Exercise prompt >> From the first line of the listing below, retype each line up to and including the one with "cx, cy, r = 312, 328, 180"; pictures stay out.

Data provided >>

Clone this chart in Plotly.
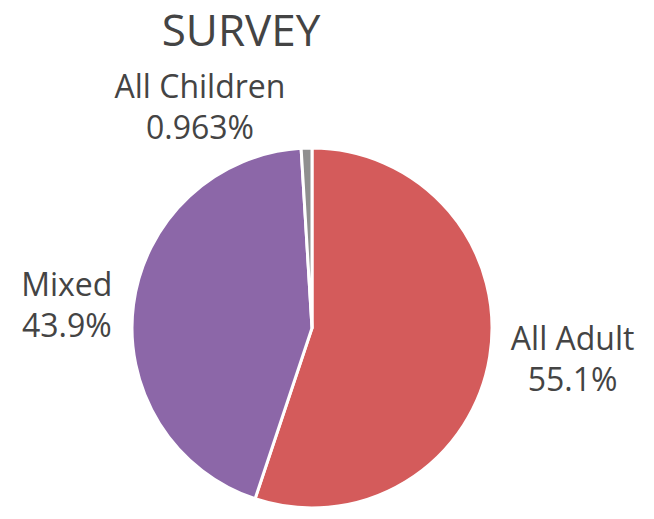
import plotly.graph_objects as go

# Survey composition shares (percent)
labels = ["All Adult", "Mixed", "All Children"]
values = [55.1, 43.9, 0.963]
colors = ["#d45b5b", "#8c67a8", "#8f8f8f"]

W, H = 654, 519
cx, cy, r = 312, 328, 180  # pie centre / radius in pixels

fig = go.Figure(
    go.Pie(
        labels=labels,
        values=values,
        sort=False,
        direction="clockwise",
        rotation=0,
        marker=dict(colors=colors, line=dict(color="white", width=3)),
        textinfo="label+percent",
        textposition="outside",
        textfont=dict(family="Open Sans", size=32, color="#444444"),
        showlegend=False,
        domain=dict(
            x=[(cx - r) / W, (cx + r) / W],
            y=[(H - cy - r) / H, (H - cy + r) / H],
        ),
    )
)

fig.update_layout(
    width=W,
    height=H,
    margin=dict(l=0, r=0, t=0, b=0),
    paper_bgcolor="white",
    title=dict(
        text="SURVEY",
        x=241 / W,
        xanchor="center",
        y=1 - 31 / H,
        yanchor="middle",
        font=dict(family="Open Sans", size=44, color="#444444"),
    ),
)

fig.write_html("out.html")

The output >>
Clone this chart in Plotly.
import plotly.graph_objects as go

# Survey composition shares (percent)
labels = ["All Adult", "Mixed", "All Children"]
values = [55.1, 43.9, 0.963]
colors = ["#d45b5b", "#8c67a8", "#8f8f8f"]

W, H = 654, 519
cx, cy, r = 312, 328, 180  # pie centre / radius in pixels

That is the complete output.